Le soir même, Sazonow était à Tsarskoïé-Sélo et faisait son rapport au souverain. Dès les premiers mots, la figure de l’Empereur se crispa d’impatience. Prenant les deux lettres et sans les lire, il les jeta dédaigneusement sur son bureau. Puis, d’une voix agacée, il dit :

— Montrez-moi la note !

A chaque phrase, il s’exclamait de colère :

— Me faire des propositions pareilles, n’est-ce pas honteux ?... Et comment cette intrigante, cette folle a-t-elle osé me les transmettre ?... Tout ce papier n’est qu’un tissu de mensonge et de perfidies !... L’Angleterre se prépare à trahir la Russie ! Quelle absurdité !...

Quand il eut achevé sa lecture, et soulagé ses nerfs, il demanda :

— Qu’allons-nous faire de la Wassiltchikow ?... Savez-vous quels sont ses projets ?

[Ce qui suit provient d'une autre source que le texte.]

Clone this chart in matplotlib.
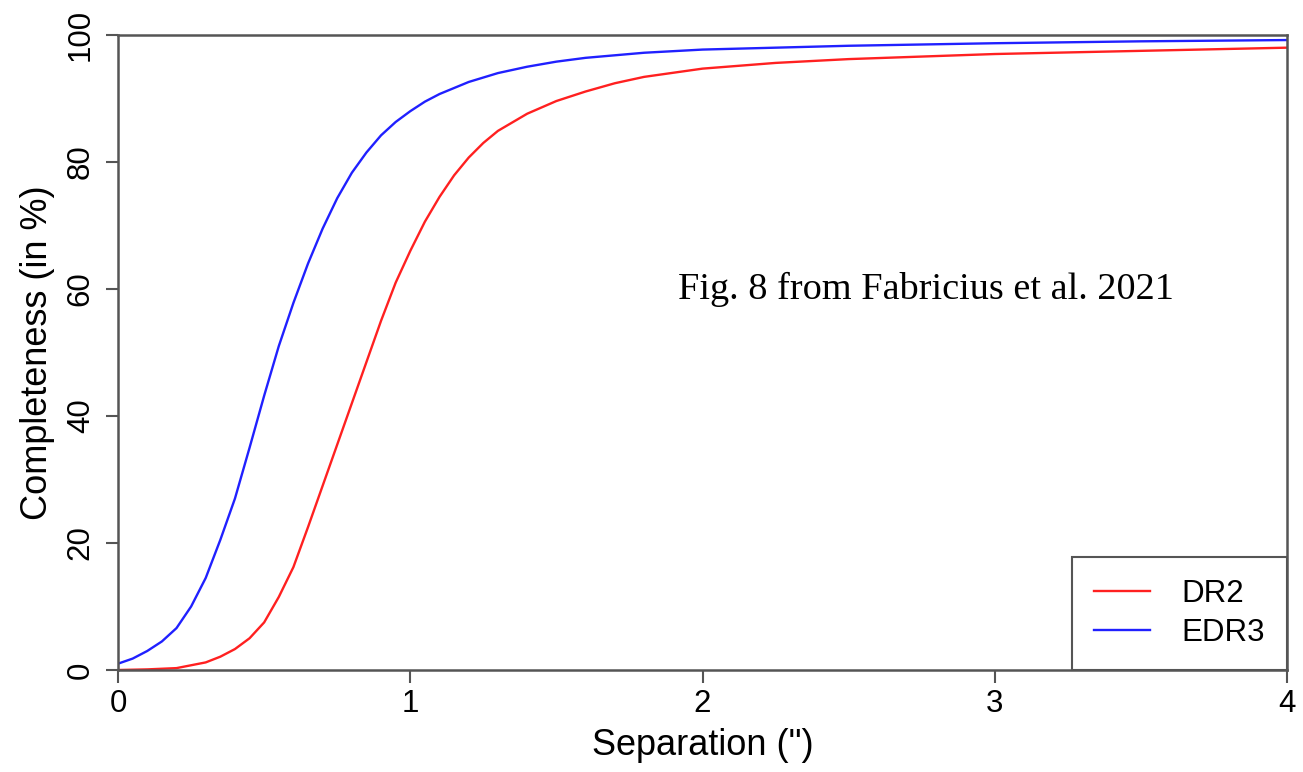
"""Completeness of Gaia DR2 vs EDR3 as a function of pair separation."""
import matplotlib
matplotlib.use("Agg")
import matplotlib.pyplot as plt

# values
sep_dr2 = [0.0, 0.1, 0.2, 0.3, 0.35, 0.4, 0.45, 0.5, 0.55, 0.6, 0.65, 0.7,
           0.75, 0.8, 0.85, 0.9, 0.95, 1.0, 1.05, 1.1, 1.15, 1.2, 1.25, 1.3,
           1.4, 1.5, 1.6, 1.7, 1.8, 2.0, 2.25, 2.5, 3.0, 3.5, 4.0]
comp_dr2 = [0.0, 0.1, 0.3, 1.2, 2.1, 3.3, 5.0, 7.5, 11.5, 16.2, 22.5, 29.0,
            35.5, 42.0, 48.5, 55.0, 61.0, 66.0, 70.6, 74.5, 77.9, 80.7, 83.0,
            84.9, 87.6, 89.6, 91.1, 92.4, 93.4, 94.7, 95.6, 96.2, 97.0, 97.5,
            98.0]

sep_edr3 = [0.0, 0.05, 0.1, 0.15, 0.2, 0.25, 0.3, 0.35, 0.4, 0.45, 0.5, 0.55,
            0.6, 0.65, 0.7, 0.75, 0.8, 0.85, 0.9, 0.95, 1.0, 1.05, 1.1, 1.2,
            1.3, 1.4, 1.5, 1.6, 1.8, 2.0, 2.5, 3.0, 3.5, 4.0]
comp_edr3 = [1.0, 1.8, 3.0, 4.5, 6.6, 10.0, 14.5, 20.5, 27.0, 35.0, 43.2, 51.0,
             57.8, 64.0, 69.5, 74.3, 78.3, 81.5, 84.2, 86.3, 88.0, 89.5, 90.7,
             92.6, 94.0, 95.0, 95.8, 96.4, 97.2, 97.7, 98.3, 98.7, 99.0, 99.2]

x_ticks = [0, 1, 2, 3, 4]
y_ticks = [0, 20, 40, 60, 80, 100]

plt.rcParams["font.family"] = ["Liberation Sans", "DejaVu Sans"]

fig = plt.figure(figsize=(13.03, 7.72), dpi=100)
ax = fig.add_axes([0.0906, 0.1321, 0.8971, 0.8226])

ax.plot(sep_dr2, comp_dr2, color="#ff2020", lw=1.7, label="DR2")
ax.plot(sep_edr3, comp_edr3, color="#2020ff", lw=1.7, label="EDR3")

ax.set_xlim(0, 4)
ax.set_ylim(0, 100)
ax.set_xticks(x_ticks)
ax.set_yticks(y_ticks)
ax.tick_params(axis="both", direction="out", length=9, width=1.5,
               color="#555555", labelsize=22.5)
ax.tick_params(axis="x", pad=5)
ax.tick_params(axis="y", pad=7)
for lab in ax.get_yticklabels():
    lab.set_rotation(90)
    lab.set_va("center")
for sp in ax.spines.values():
    sp.set_color("#555555")
    sp.set_linewidth(1.8)

ax.set_xlabel("Separation (\")", fontsize=26, labelpad=6)
ax.set_ylabel("Completeness (in %)", fontsize=26, labelpad=8)

ax.text(0.479, 0.60, "Fig. 8 from Fabricius et al. 2021",
        transform=ax.transAxes, fontsize=27.5, family="Liberation Serif",
        va="center", ha="left")

leg = ax.legend(loc="lower right", borderaxespad=0, fontsize=22.5,
                fancybox=False, handlelength=1.8, handletextpad=1.0,
                borderpad=0.7, labelspacing=0.3, framealpha=1)
leg.get_frame().set_edgecolor("#555555")
leg.get_frame().set_linewidth(1.5)

fig.savefig("out.png", dpi=100)
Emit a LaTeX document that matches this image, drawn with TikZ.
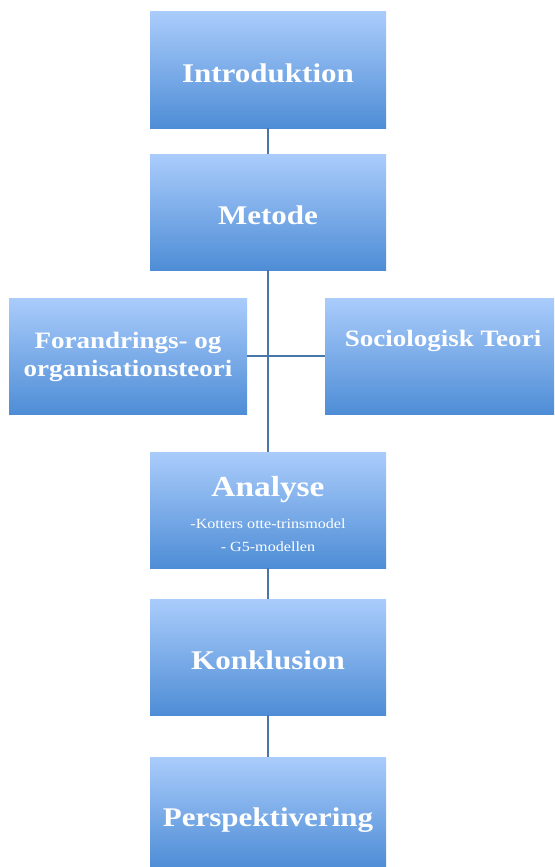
\documentclass[tikz,border=0pt]{standalone}
\usepackage{fontspec}
\setmainfont{Liberation Serif}[FakeStretch=1.15]
\begin{document}
\begin{tikzpicture}[x=1pt,y=-1pt,
  box/.style={rectangle, inner sep=0pt, top color=boxtop, bottom color=boxbot, draw=none},
  lbl/.style={text=white, inner sep=0pt, align=center},
  link/.style={draw=linkc, line width=2.4pt}]
\definecolor{boxtop}{RGB}{170,204,251}
\definecolor{boxbot}{RGB}{78,141,214}
\definecolor{linkc}{RGB}{72,118,168}
\path[use as bounding box] (0,0) rectangle (554,867);
\node[box, minimum width=236pt, minimum height=116pt] (intro) at (268,70) {};
\node[box, minimum width=236pt, minimum height=116pt] (metode) at (268,212) {};
\node[box, minimum width=238pt, minimum height=116pt] (forand) at (128,356) {};
\node[box, minimum width=229pt, minimum height=116pt] (socio) at (439.5,356) {};
\node[box, minimum width=236pt, minimum height=116pt] (analyse) at (268,510) {};
\node[box, minimum width=236pt, minimum height=116pt] (konkl) at (268,657) {};
\node[box, minimum width=236pt, minimum height=110pt] (persp) at (268,812) {};
\draw[link] (intro.south) -- (metode.north);
\draw[link] (metode.south) -- (analyse.north);
\draw[link] (forand.east) -- (socio.west);
\draw[link] (analyse.south) -- (konkl.north);
\draw[link] (konkl.south) -- (persp.north);
\node[lbl, font=\bfseries\fontsize{27}{30}\selectfont] (t1) at (268,73) {Introduktion};
\node[lbl, font=\bfseries\fontsize{27}{30}\selectfont] (t2) at (268,215) {Metode};
\node[lbl, font=\bfseries\fontsize{23.5}{28}\selectfont] (t3) at (128,357) {Forandrings- og\\organisationsteori};
\node[lbl, font=\bfseries\fontsize{23.5}{28}\selectfont] (t4) at (443,341) {Sociologisk Teori};
\node[lbl, font=\bfseries\fontsize{29}{32}\selectfont] (t5) at (268,490) {Analyse};
\node[lbl, font=\fontsize{14}{23}\selectfont] (t6) at (268,535) {-Kotters otte-trinsmodel\\- G5-modellen};
\node[lbl, font=\bfseries\fontsize{27}{30}\selectfont] (t7) at (268,660) {Konklusion};
\node[lbl, font=\bfseries\fontsize{27}{30}\selectfont] (t8) at (268,820) {Perspektivering};
\end{tikzpicture}
\end{document}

— Elle m’a dit qu’elle comptait repartir tout de suite pour le Semmering.

— Ah ! vraiment, elle s’imagine que je vais la laisser rentrer en Autriche !... Non, elle ne sortira plus de Russie. Je la ferai interner dans ses terres ou dans un couvent. Demain, j’examinerai la question avec le ministre de l’intérieur.



Vendredi, 31 décembre.

Devant toutes les personnes qui l’ont approché hier, l’Empereur s’est exprimé avec autant d’irritation que de sévérité sur le compte de Marie-Alexandrowna Wassiltchikow :

— Accepter une pareille mission d’un souverain ennemi !... Cette femme est une misérable ou une folle... Comment n’a-t-elle pas compris qu’en se chargeant de ces lettres, elle risquait de compromettre gravement l’Impératrice et moi-même ?...

Par son ordre, Marie-Alexandrowna Wassiltchikow a été arrêtée ce matin et conduite à Tchernigow pour y être internée dans un couvent.


MAURICE PALÉOLOGUE.

  1. Copyright by Maurice Paléologue, 1921.
  2. Voyez la Revue des 15 janvier, 1er, 15 février, 15 mars, 1er avril, 1er mai.
  3. Les sœurs sont : 1° La Princesse Victoria, née en 1863 et mariée au Prince Louis de Battenberg ; — 2° la Princesse Élisabeth, née en 1864 et veuve du Grand-Duc Serge-Alexandrewitch ; — 3° la Princesse Irène, née en 1866 et mariée au Prince Henri de Prusse, frère de l’Empereur Guillaume ; — enfin, 4° l’Impératrice Alexandra-Féodorowna.